Source material:
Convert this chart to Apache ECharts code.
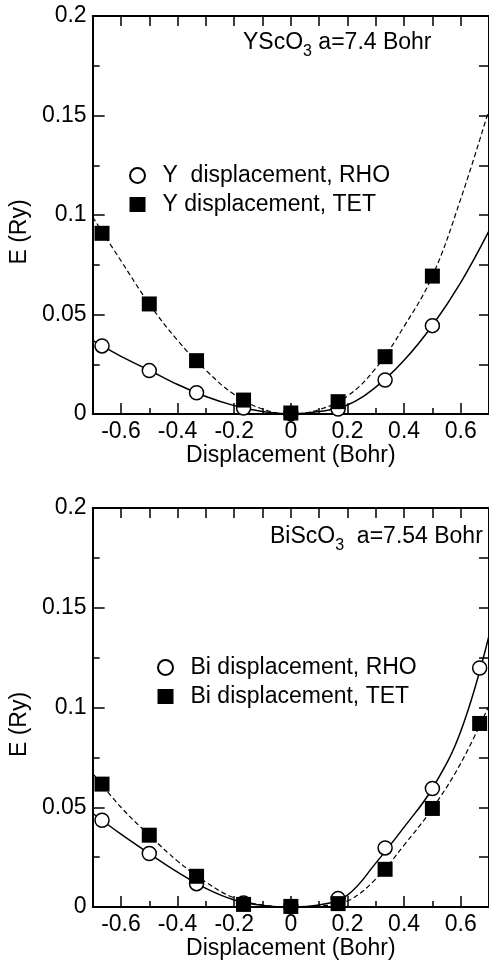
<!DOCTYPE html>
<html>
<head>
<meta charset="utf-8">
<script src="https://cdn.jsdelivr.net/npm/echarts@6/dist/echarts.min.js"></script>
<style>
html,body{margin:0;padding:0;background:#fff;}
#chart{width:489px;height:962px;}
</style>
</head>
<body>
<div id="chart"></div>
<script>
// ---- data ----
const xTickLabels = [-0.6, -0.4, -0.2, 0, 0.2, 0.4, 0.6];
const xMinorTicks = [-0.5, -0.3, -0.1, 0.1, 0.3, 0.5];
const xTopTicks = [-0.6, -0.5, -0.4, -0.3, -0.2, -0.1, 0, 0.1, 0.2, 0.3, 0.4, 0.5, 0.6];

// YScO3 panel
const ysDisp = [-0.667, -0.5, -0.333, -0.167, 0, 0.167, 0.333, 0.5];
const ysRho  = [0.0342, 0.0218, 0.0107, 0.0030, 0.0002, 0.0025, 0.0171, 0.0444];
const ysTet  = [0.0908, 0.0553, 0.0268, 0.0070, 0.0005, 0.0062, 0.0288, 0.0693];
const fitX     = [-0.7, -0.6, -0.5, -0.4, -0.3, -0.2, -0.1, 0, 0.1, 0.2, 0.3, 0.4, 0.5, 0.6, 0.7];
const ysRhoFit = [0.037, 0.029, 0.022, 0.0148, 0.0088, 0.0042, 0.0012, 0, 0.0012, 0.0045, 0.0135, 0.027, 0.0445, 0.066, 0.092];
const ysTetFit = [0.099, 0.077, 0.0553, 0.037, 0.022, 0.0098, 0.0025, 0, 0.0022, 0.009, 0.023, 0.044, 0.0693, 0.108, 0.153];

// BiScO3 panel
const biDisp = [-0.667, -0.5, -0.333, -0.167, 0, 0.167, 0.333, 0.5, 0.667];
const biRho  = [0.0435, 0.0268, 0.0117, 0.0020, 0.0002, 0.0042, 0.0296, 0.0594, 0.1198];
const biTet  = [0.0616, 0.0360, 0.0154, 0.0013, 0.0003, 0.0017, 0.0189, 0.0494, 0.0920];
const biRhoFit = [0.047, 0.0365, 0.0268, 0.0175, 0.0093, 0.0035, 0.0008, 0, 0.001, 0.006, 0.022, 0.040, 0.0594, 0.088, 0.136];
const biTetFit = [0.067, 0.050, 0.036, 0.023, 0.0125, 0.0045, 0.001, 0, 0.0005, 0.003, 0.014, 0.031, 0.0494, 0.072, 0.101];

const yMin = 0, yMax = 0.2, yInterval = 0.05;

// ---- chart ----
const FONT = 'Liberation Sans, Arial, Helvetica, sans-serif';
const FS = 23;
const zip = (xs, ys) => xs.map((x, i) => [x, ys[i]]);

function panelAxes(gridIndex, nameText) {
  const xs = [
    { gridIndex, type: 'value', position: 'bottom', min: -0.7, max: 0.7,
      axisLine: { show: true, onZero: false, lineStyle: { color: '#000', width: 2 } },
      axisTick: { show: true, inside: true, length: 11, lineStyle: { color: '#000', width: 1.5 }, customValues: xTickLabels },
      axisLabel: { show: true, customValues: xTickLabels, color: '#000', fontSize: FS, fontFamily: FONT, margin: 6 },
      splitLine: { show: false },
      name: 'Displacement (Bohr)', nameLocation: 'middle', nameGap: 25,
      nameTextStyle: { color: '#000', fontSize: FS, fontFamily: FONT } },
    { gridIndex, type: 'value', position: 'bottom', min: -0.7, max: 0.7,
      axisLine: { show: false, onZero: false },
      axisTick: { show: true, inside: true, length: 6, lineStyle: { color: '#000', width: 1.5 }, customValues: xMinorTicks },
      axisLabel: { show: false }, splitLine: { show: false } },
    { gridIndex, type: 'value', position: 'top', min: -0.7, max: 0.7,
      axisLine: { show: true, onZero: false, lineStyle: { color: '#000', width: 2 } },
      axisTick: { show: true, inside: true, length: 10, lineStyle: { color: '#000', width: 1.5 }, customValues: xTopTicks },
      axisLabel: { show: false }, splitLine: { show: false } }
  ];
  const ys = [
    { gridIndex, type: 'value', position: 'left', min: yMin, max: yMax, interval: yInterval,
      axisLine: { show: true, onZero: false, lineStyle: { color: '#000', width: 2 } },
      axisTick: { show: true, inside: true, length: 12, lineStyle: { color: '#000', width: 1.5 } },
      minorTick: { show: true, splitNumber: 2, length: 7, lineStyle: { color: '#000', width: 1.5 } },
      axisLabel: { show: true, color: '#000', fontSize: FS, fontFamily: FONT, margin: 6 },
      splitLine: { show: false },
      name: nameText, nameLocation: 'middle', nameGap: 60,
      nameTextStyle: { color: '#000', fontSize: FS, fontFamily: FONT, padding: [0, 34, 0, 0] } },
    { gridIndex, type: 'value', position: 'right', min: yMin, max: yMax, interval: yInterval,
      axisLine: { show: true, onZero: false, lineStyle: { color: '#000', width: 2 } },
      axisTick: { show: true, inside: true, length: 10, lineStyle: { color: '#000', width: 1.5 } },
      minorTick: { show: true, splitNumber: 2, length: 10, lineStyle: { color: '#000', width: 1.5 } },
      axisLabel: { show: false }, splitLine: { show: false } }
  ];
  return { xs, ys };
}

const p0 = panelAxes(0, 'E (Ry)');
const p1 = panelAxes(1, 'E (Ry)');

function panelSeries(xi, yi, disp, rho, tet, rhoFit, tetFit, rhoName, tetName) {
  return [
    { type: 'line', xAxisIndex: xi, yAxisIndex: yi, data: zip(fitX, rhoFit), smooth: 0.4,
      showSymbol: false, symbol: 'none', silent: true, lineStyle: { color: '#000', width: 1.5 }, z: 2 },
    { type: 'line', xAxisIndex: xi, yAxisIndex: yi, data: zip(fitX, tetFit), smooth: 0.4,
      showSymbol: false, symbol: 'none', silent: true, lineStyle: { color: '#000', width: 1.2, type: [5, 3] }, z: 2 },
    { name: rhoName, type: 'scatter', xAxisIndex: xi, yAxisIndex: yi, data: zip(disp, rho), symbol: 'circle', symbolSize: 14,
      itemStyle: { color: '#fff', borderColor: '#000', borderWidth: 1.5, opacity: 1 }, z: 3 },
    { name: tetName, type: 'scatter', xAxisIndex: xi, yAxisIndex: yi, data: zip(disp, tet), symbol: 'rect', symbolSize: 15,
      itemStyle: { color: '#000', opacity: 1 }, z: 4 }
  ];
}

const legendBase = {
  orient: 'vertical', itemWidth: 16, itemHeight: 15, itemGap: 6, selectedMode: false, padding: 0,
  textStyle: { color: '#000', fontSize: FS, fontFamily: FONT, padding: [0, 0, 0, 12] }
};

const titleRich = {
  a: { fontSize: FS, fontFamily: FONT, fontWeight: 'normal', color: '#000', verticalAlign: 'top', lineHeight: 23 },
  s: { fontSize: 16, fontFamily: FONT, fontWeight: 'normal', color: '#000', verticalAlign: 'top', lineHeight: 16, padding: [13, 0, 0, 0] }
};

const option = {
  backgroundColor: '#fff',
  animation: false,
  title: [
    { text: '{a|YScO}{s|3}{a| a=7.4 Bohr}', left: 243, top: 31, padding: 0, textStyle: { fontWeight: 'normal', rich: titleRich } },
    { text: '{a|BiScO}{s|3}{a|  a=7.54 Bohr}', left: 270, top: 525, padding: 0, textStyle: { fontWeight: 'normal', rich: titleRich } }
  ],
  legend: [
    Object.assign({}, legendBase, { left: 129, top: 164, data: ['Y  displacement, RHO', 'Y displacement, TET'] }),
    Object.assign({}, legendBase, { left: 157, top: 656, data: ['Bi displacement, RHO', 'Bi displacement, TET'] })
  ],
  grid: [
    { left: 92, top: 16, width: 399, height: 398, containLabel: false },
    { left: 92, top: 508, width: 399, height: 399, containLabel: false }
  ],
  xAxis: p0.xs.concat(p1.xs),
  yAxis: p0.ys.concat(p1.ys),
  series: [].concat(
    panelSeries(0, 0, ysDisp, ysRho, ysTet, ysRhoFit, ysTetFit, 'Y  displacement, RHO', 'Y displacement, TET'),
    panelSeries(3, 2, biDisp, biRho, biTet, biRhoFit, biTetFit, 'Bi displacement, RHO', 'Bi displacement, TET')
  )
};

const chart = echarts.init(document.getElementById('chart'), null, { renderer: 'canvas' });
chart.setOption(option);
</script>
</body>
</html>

Job: From the first line above through the line containing "0.4, 0.5, 0.6];", copy everything exactly, without the pictures.

Right answer:
Convert this chart to Apache ECharts code.
<!DOCTYPE html>
<html>
<head>
<meta charset="utf-8">
<script src="https://cdn.jsdelivr.net/npm/echarts@6/dist/echarts.min.js"></script>
<style>
html,body{margin:0;padding:0;background:#fff;}
#chart{width:489px;height:962px;}
</style>
</head>
<body>
<div id="chart"></div>
<script>
// ---- data ----
const xTickLabels = [-0.6, -0.4, -0.2, 0, 0.2, 0.4, 0.6];
const xMinorTicks = [-0.5, -0.3, -0.1, 0.1, 0.3, 0.5];
const xTopTicks = [-0.6, -0.5, -0.4, -0.3, -0.2, -0.1, 0, 0.1, 0.2, 0.3, 0.4, 0.5, 0.6];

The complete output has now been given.